§ **What you are asked to do**
Output the material below in full, exactly as it is.

** Begin Available data **

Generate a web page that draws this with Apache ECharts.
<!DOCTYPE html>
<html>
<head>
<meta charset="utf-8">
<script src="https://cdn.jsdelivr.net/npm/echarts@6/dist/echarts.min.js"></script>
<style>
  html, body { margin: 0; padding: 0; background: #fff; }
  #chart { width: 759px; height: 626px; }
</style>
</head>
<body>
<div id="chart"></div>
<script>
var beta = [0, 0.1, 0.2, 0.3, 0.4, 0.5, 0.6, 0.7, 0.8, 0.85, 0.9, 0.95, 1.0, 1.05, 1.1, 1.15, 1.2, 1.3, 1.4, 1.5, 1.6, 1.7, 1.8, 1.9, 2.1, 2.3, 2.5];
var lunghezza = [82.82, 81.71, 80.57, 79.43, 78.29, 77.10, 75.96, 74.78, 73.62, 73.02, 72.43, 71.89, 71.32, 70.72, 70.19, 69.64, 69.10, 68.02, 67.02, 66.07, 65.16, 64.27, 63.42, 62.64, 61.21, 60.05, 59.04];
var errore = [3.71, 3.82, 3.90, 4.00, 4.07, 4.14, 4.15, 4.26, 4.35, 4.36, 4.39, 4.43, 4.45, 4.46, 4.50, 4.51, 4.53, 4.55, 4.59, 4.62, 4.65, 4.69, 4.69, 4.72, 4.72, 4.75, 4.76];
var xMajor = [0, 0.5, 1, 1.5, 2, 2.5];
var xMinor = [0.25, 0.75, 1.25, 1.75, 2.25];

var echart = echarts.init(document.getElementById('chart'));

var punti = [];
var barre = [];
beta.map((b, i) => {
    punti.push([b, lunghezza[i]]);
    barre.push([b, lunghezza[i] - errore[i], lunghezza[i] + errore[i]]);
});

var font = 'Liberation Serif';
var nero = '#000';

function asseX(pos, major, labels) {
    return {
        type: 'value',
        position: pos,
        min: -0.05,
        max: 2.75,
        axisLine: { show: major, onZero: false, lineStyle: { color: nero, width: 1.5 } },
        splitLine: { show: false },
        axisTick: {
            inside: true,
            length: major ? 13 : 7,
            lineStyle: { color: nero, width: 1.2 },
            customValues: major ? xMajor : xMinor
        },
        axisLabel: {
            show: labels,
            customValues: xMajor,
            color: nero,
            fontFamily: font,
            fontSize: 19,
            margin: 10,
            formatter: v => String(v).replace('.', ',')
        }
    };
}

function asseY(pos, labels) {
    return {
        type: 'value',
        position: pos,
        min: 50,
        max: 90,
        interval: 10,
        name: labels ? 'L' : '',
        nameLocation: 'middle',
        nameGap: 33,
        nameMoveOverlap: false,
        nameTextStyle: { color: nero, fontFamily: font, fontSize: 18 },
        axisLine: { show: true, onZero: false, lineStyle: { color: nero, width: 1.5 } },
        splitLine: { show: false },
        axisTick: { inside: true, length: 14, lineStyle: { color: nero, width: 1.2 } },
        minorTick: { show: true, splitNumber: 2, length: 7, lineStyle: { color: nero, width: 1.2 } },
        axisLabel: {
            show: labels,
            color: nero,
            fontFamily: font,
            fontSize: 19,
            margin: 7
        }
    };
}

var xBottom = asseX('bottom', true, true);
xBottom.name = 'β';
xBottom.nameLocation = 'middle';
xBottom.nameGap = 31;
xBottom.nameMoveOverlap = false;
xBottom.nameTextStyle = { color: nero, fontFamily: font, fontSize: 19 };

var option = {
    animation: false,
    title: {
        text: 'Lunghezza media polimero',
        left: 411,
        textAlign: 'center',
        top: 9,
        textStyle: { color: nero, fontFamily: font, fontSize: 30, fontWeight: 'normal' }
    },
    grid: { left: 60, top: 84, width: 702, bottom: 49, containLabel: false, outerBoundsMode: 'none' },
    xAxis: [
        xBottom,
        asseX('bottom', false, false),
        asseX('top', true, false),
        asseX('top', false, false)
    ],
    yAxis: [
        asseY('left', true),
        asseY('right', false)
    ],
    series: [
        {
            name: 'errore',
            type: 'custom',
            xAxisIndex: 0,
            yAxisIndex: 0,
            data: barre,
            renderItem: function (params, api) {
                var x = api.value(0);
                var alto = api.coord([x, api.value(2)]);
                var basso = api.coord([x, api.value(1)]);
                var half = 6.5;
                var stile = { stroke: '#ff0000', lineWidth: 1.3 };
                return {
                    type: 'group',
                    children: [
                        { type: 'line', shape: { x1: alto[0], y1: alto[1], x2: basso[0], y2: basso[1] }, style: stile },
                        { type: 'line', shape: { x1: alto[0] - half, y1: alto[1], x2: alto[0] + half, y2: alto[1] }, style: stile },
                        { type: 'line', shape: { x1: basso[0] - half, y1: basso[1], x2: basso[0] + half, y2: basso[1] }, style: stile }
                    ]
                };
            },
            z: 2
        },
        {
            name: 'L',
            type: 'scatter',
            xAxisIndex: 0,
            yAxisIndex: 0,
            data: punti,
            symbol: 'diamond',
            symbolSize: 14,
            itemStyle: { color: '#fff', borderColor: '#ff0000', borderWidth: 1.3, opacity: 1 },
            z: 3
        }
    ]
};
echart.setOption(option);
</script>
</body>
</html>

** End Available data **

§ **Answer to this task**
Generate a web page that draws this with Apache ECharts.
<!DOCTYPE html>
<html>
<head>
<meta charset="utf-8">
<script src="https://cdn.jsdelivr.net/npm/echarts@6/dist/echarts.min.js"></script>
<style>
  html, body { margin: 0; padding: 0; background: #fff; }
  #chart { width: 759px; height: 626px; }
</style>
</head>
<body>
<div id="chart"></div>
<script>
var beta = [0, 0.1, 0.2, 0.3, 0.4, 0.5, 0.6, 0.7, 0.8, 0.85, 0.9, 0.95, 1.0, 1.05, 1.1, 1.15, 1.2, 1.3, 1.4, 1.5, 1.6, 1.7, 1.8, 1.9, 2.1, 2.3, 2.5];
var lunghezza = [82.82, 81.71, 80.57, 79.43, 78.29, 77.10, 75.96, 74.78, 73.62, 73.02, 72.43, 71.89, 71.32, 70.72, 70.19, 69.64, 69.10, 68.02, 67.02, 66.07, 65.16, 64.27, 63.42, 62.64, 61.21, 60.05, 59.04];
var errore = [3.71, 3.82, 3.90, 4.00, 4.07, 4.14, 4.15, 4.26, 4.35, 4.36, 4.39, 4.43, 4.45, 4.46, 4.50, 4.51, 4.53, 4.55, 4.59, 4.62, 4.65, 4.69, 4.69, 4.72, 4.72, 4.75, 4.76];
var xMajor = [0, 0.5, 1, 1.5, 2, 2.5];
var xMinor = [0.25, 0.75, 1.25, 1.75, 2.25];

var echart = echarts.init(document.getElementById('chart'));

var punti = [];
var barre = [];
beta.map((b, i) => {
    punti.push([b, lunghezza[i]]);
    barre.push([b, lunghezza[i] - errore[i], lunghezza[i] + errore[i]]);
});

var font = 'Liberation Serif';
var nero = '#000';

function asseX(pos, major, labels) {
    return {
        type: 'value',
        position: pos,
        min: -0.05,
        max: 2.75,
        axisLine: { show: major, onZero: false, lineStyle: { color: nero, width: 1.5 } },
        splitLine: { show: false },
        axisTick: {
            inside: true,
            length: major ? 13 : 7,
            lineStyle: { color: nero, width: 1.2 },
            customValues: major ? xMajor : xMinor
        },
        axisLabel: {
            show: labels,
            customValues: xMajor,
            color: nero,
            fontFamily: font,
            fontSize: 19,
            margin: 10,
            formatter: v => String(v).replace('.', ',')
        }
    };
}

function asseY(pos, labels) {
    return {
        type: 'value',
        position: pos,
        min: 50,
        max: 90,
        interval: 10,
        name: labels ? 'L' : '',
        nameLocation: 'middle',
        nameGap: 33,
        nameMoveOverlap: false,
        nameTextStyle: { color: nero, fontFamily: font, fontSize: 18 },
        axisLine: { show: true, onZero: false, lineStyle: { color: nero, width: 1.5 } },
        splitLine: { show: false },
        axisTick: { inside: true, length: 14, lineStyle: { color: nero, width: 1.2 } },
        minorTick: { show: true, splitNumber: 2, length: 7, lineStyle: { color: nero, width: 1.2 } },
        axisLabel: {
            show: labels,
            color: nero,
            fontFamily: font,
            fontSize: 19,
            margin: 7
        }
    };
}

var xBottom = asseX('bottom', true, true);
xBottom.name = 'β';
xBottom.nameLocation = 'middle';
xBottom.nameGap = 31;
xBottom.nameMoveOverlap = false;
xBottom.nameTextStyle = { color: nero, fontFamily: font, fontSize: 19 };

var option = {
    animation: false,
    title: {
        text: 'Lunghezza media polimero',
        left: 411,
        textAlign: 'center',
        top: 9,
        textStyle: { color: nero, fontFamily: font, fontSize: 30, fontWeight: 'normal' }
    },
    grid: { left: 60, top: 84, width: 702, bottom: 49, containLabel: false, outerBoundsMode: 'none' },
    xAxis: [
        xBottom,
        asseX('bottom', false, false),
        asseX('top', true, false),
        asseX('top', false, false)
    ],
    yAxis: [
        asseY('left', true),
        asseY('right', false)
    ],
    series: [
        {
            name: 'errore',
            type: 'custom',
            xAxisIndex: 0,
            yAxisIndex: 0,
            data: barre,
            renderItem: function (params, api) {
                var x = api.value(0);
                var alto = api.coord([x, api.value(2)]);
                var basso = api.coord([x, api.value(1)]);
                var half = 6.5;
                var stile = { stroke: '#ff0000', lineWidth: 1.3 };
                return {
                    type: 'group',
                    children: [
                        { type: 'line', shape: { x1: alto[0], y1: alto[1], x2: basso[0], y2: basso[1] }, style: stile },
                        { type: 'line', shape: { x1: alto[0] - half, y1: alto[1], x2: alto[0] + half, y2: alto[1] }, style: stile },
                        { type: 'line', shape: { x1: basso[0] - half, y1: basso[1], x2: basso[0] + half, y2: basso[1] }, style: stile }
                    ]
                };
            },
            z: 2
        },
        {
            name: 'L',
            type: 'scatter',
            xAxisIndex: 0,
            yAxisIndex: 0,
            data: punti,
            symbol: 'diamond',
            symbolSize: 14,
            itemStyle: { color: '#fff', borderColor: '#ff0000', borderWidth: 1.3, opacity: 1 },
            z: 3
        }
    ]
};
echart.setOption(option);
</script>
</body>
</html>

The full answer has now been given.